Griffith Observatory’s most memorable appearance on film came two decades later in 1955’s Rebel Without a Cause. On this occasion, the observatory played itself. James Dean’s character, Jim Stark, gazes up at the stars while attending a lecture in the planetarium and remarks: “Once you been up there, you know you’ve been someplace.” Dean died in a car crash the same year the film was released and is memorialized with a bronze bust to the west of the observatory’s main lawn. Its plaque reads in part: “Although many movies have been filmed at Griffith Observatory, Rebel Without a Cause was the first to portray the observatory as what it is and to contribute positively to the observatory’s international reputation. This monument acknowledges Griffith Observatory’s long and continuous involvement with Hollywood film production by remembering the young star of that motion picture.”

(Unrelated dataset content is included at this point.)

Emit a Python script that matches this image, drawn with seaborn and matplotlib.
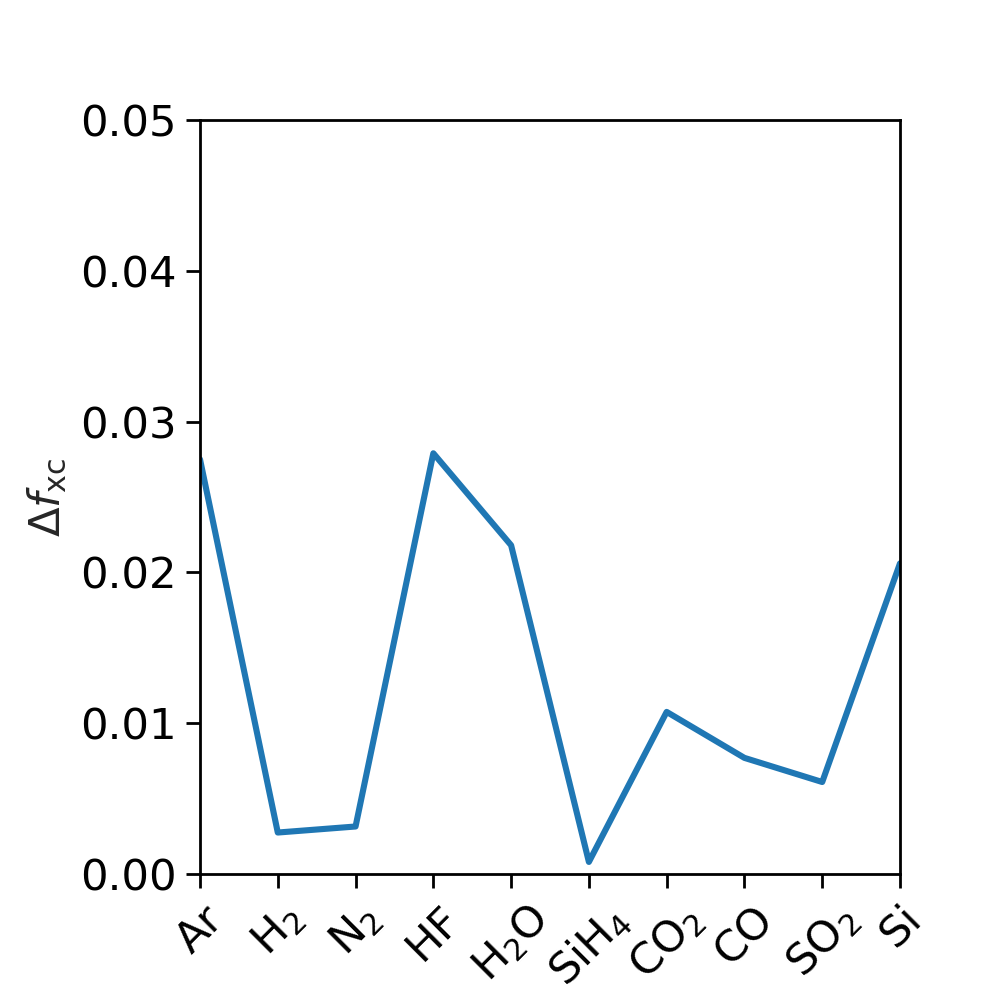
import numpy as np
import pandas as pd
import seaborn as sns
import matplotlib
matplotlib.use('Agg')
import matplotlib.pyplot as plt

# molecules and the xc-functional error
molecules = ['Ar', 'H2', 'N2', 'HF', 'H2O', 'SiH4', 'CO2', 'CO', 'SO2', 'Si']
tick_labels = ['Ar', r'$\mathregular{H_2}$', r'$\mathregular{N_2}$', 'HF',
               r'$\mathregular{H_2O}$', r'$\mathregular{SiH_4}$',
               r'$\mathregular{CO_2}$', 'CO', r'$\mathregular{SO_2}$', 'Si']
delta_fxc = [0.0275, 0.00275, 0.00315, 0.0279, 0.0218, 0.0008,
             0.01075, 0.0077, 0.0061, 0.0206]

sns.set_style('ticks')
plt.rcParams['font.family'] = ['DejaVu Sans']

df = pd.DataFrame({'pos': np.arange(len(molecules)), 'dfxc': delta_fxc})

f, ax = plt.subplots(figsize=(5, 5), dpi=200)
sns.lineplot(x='pos', y='dfxc', data=df, ax=ax, color='#1f77b4', linewidth=2.2)

ax.set_xlim(0, len(molecules) - 1)
ax.set_ylim(0, 0.05)
ax.set_yticks([0, 0.01, 0.02, 0.03, 0.04, 0.05])
ax.set_yticklabels(['0.00', '0.01', '0.02', '0.03', '0.04', '0.05'], fontsize=15.6)
ax.set_xticks(df['pos'])
ax.set_xticklabels(tick_labels, rotation=45, fontsize=15.6)
ax.set_xlabel('')
ax.set_ylabel(r'$\Delta f_{\rm xc}$', fontsize=15.6)
for s in ax.spines.values():
    s.set_linewidth(1.0)
    s.set_color('black')
ax.tick_params(colors='black', width=1.0, length=5)

plt.subplots_adjust(left=0.2, right=0.9, top=0.88, bottom=0.126)
plt.savefig('out.png', dpi=200)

From 2002 to 2006, Griffith Observatory was closed for a $93 million renovation and a major expansion. In order to preserve the clean Art Deco lines of its exterior, the expanded exhibition space was constructed entirely underground. Today, preservation of the site and building is managed by the Griffith Observatory Foundation, which continues to champion Griffith J. Griffith’s vision by encouraging all of us to spend more time looking up and out at the mysteries of the universe.

A manicured park surrounded by mountains
Griffith Park is a favorite place to stroll for Angelenos © Joseph Broderick / EyeEm / Getty Images

On the ground: Griffith Observatory today

The first thing that today’s visitors to Griffith Observatory see when they step through its massive glass and bronze-paneled doors is the same thing visitors would have seen when it first opened. The gently swaying Foucault Pendulum is a 240-pound bronze ball suspended from the roof of the observatory’s central rotunda by a 40ft cable. This simple device provides an elegant scientific demonstration of Earth’s rotation: the pendulum swings in a constant direction while Earth turns beneath it. As the day passes, the bronze ball knocks over pegs set up in the pendulum pit to indicate the progress of rotation.

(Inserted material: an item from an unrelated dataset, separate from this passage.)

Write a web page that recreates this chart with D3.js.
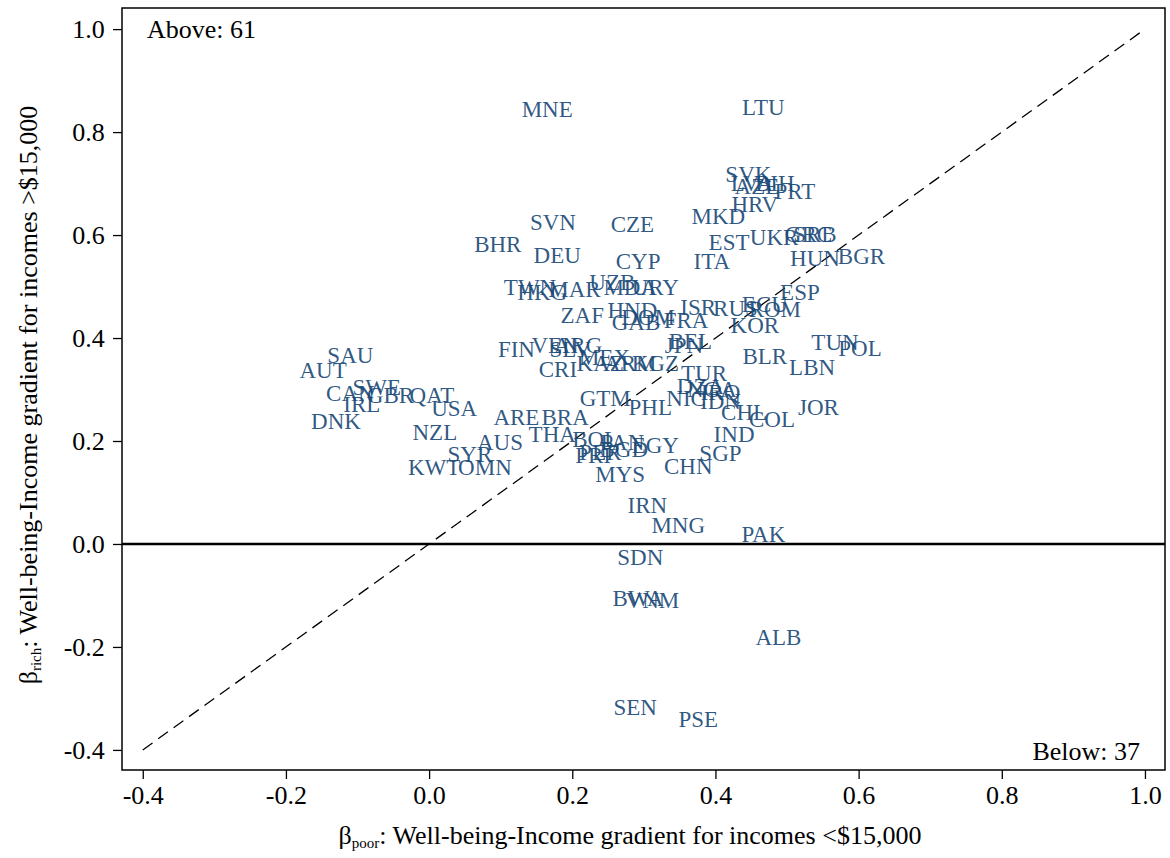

As visitors descend into the observatory on a long sloping path, the Cosmic Connection exhibit elucidates the 14 billion-year history of our universe. The subterranean Gunther Depths of Space exhibit contains one of the observatory’s most awe-inspiring displays. The Big Picture is the largest astronomically accurate image ever created, measuring 152ft long by 20ft high. Centered on the Virgo Cluster of galaxies, it represents just a sliver of the night sky: equivalent to the amount that would be covered if you held up an index finger a foot from your face. To the naked eye this patch would contain just a few stars, but at this increased resolution and scale The Big Picture makes it possible to see over a million galaxies, ranging in distance from millions to billions of light-years away.

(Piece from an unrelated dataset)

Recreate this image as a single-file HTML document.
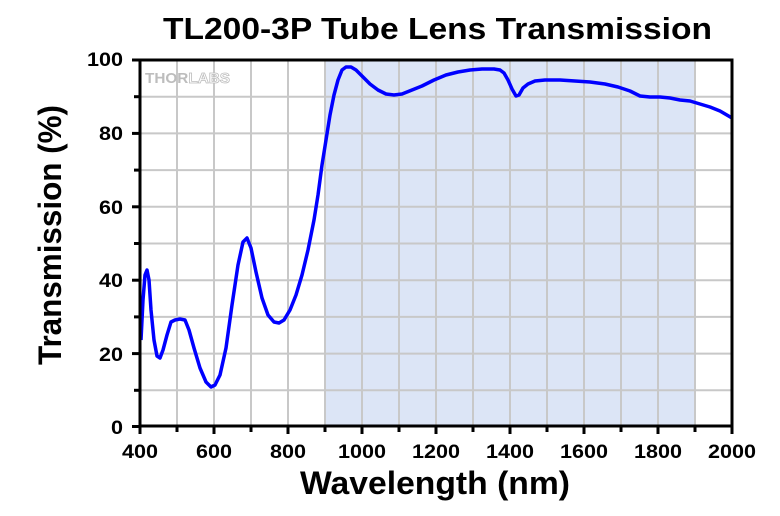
<!DOCTYPE html>
<html><head><style>
body{margin:0;background:#fff;}
svg text{font-family:"Liberation Sans",Arial,sans-serif;font-weight:bold;}
</style></head><body>
<svg width="780" height="511" viewBox="0 0 780 511" xmlns="http://www.w3.org/2000/svg">
<rect width="780" height="511" fill="#fff"/>
<text x="163" y="39" font-size="31" textLength="549" lengthAdjust="spacingAndGlyphs" fill="#000">TL200-3P Tube Lens Transmission</text>
<rect x="325" y="60" width="370" height="366" fill="#dce5f6"/>
<g stroke="#c8c8c8" stroke-width="2">
<line x1="177" y1="60" x2="177" y2="426"/><line x1="214" y1="60" x2="214" y2="426"/>
<line x1="251" y1="60" x2="251" y2="426"/><line x1="288" y1="60" x2="288" y2="426"/>
<line x1="325" y1="60" x2="325" y2="426"/><line x1="362" y1="60" x2="362" y2="426"/>
<line x1="399" y1="60" x2="399" y2="426"/><line x1="436" y1="60" x2="436" y2="426"/>
<line x1="473" y1="60" x2="473" y2="426"/><line x1="510" y1="60" x2="510" y2="426"/>
<line x1="547" y1="60" x2="547" y2="426"/><line x1="584" y1="60" x2="584" y2="426"/>
<line x1="621" y1="60" x2="621" y2="426"/><line x1="658" y1="60" x2="658" y2="426"/>
<line x1="695" y1="60" x2="695" y2="426"/>
<line x1="140" y1="96.7" x2="732" y2="96.7"/><line x1="140" y1="133.4" x2="732" y2="133.4"/>
<line x1="140" y1="170.1" x2="732" y2="170.1"/><line x1="140" y1="206.8" x2="732" y2="206.8"/>
<line x1="140" y1="243.5" x2="732" y2="243.5"/><line x1="140" y1="280.2" x2="732" y2="280.2"/>
<line x1="140" y1="316.9" x2="732" y2="316.9"/><line x1="140" y1="353.6" x2="732" y2="353.6"/>
<line x1="140" y1="390.3" x2="732" y2="390.3"/>
</g>
<text x="145" y="83" font-size="15" textLength="85" lengthAdjust="spacingAndGlyphs" fill="#bdbdbd" font-weight="bold">THOR<tspan fill="#fff" stroke="#bdbdbd" stroke-width="0.8">LABS</tspan></text>
<polyline fill="none" stroke="#0000ff" stroke-width="3.5" stroke-linejoin="round" points="141,340 143,300 145,275 147,270 149,280 151,310 154,340 157,356 160,358 163,350 167,335 171,322 175,320 180,319 185,320 189,330 194,348 200,368 206,382 211,387 215,385 220,375 226,348 232,305 238,265 243,242 247,238 251,248 256,272 262,298 268,315 274,322 279,323 284,320 290,310 296,295 302,275 308,250 314,220 318,195 322,165 326,140 330,115 334,95 338,80 342,70 346,67 351,67 356,70 362,76 370,84 378,90 386,94 394,95 402,94 412,90 422,86 434,80 446,75 458,72 470,70 482,69 494,69 500,70 504,73 508,80 512,89 516,96 519,95 523,88 528,84 535,81 545,80 560,80 575,81 590,82 605,84 618,87 630,91 640,96 650,97 660,97 670,98 680,100 690,101 700,104 710,107 720,111 732,118"/>
<rect x="140" y="60" width="592" height="366" fill="none" stroke="#000" stroke-width="3"/>
<g stroke="#000" stroke-width="3">
<line x1="132" y1="60" x2="140" y2="60"/><line x1="134" y1="96.7" x2="140" y2="96.7"/>
<line x1="132" y1="133.4" x2="140" y2="133.4"/><line x1="134" y1="170.1" x2="140" y2="170.1"/>
<line x1="132" y1="206.8" x2="140" y2="206.8"/><line x1="134" y1="243.5" x2="140" y2="243.5"/>
<line x1="132" y1="280.2" x2="140" y2="280.2"/><line x1="134" y1="316.9" x2="140" y2="316.9"/>
<line x1="132" y1="353.6" x2="140" y2="353.6"/><line x1="134" y1="390.3" x2="140" y2="390.3"/>
<line x1="132" y1="426.5" x2="140" y2="426.5"/>
<line x1="140" y1="426" x2="140" y2="434"/><line x1="177" y1="426" x2="177" y2="432"/>
<line x1="214" y1="426" x2="214" y2="434"/><line x1="251" y1="426" x2="251" y2="432"/>
<line x1="288" y1="426" x2="288" y2="434"/><line x1="325" y1="426" x2="325" y2="432"/>
<line x1="362" y1="426" x2="362" y2="434"/><line x1="399" y1="426" x2="399" y2="432"/>
<line x1="436" y1="426" x2="436" y2="434"/><line x1="473" y1="426" x2="473" y2="432"/>
<line x1="510" y1="426" x2="510" y2="434"/><line x1="547" y1="426" x2="547" y2="432"/>
<line x1="584" y1="426" x2="584" y2="434"/><line x1="621" y1="426" x2="621" y2="432"/>
<line x1="658" y1="426" x2="658" y2="434"/><line x1="695" y1="426" x2="695" y2="432"/>
<line x1="732" y1="426" x2="732" y2="434"/>
</g>
<g font-size="19" fill="#000" lengthAdjust="spacingAndGlyphs">
<text x="87" y="66" textLength="36" lengthAdjust="spacingAndGlyphs">100</text>
<text x="99" y="140" textLength="24" lengthAdjust="spacingAndGlyphs">80</text>
<text x="99" y="214" textLength="24" lengthAdjust="spacingAndGlyphs">60</text>
<text x="99" y="287" textLength="24" lengthAdjust="spacingAndGlyphs">40</text>
<text x="99" y="361" textLength="24" lengthAdjust="spacingAndGlyphs">20</text>
<text x="111" y="434" textLength="12" lengthAdjust="spacingAndGlyphs">0</text>
</g>
<g font-size="19" fill="#000">
<text x="122" y="458" textLength="36" lengthAdjust="spacingAndGlyphs">400</text>
<text x="196" y="458" textLength="36" lengthAdjust="spacingAndGlyphs">600</text>
<text x="270" y="458" textLength="36" lengthAdjust="spacingAndGlyphs">800</text>
<text x="338" y="458" textLength="48" lengthAdjust="spacingAndGlyphs">1000</text>
<text x="412" y="458" textLength="48" lengthAdjust="spacingAndGlyphs">1200</text>
<text x="486" y="458" textLength="48" lengthAdjust="spacingAndGlyphs">1400</text>
<text x="560" y="458" textLength="48" lengthAdjust="spacingAndGlyphs">1600</text>
<text x="634" y="458" textLength="48" lengthAdjust="spacingAndGlyphs">1800</text>
<text x="708" y="458" textLength="48" lengthAdjust="spacingAndGlyphs">2000</text>
</g>
<text x="300" y="494" font-size="32" textLength="270" lengthAdjust="spacingAndGlyphs" fill="#000">Wavelength (nm)</text>
<text transform="translate(61,365) rotate(-90)" font-size="32" textLength="260" lengthAdjust="spacingAndGlyphs" fill="#000">Transmission (%)</text>
</svg>
</body></html>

The observatory’s exhibitions, along with the state-of-the-art planetarium, combine to offer visitors a new perspective on their place in the universe. Meanwhile outside, terraces and promenades provide the best views of Los Angeles. For those visitors needing to reconnect with their home planet after time spent contemplating the cosmos, a network of hiking trails follow the slope of Mount Hollywood and wind down through Griffith Park, past coastal scrub and oak and walnut woodlands. The scent of sage lingers in the air, bringing walkers gracefully back down to Earth.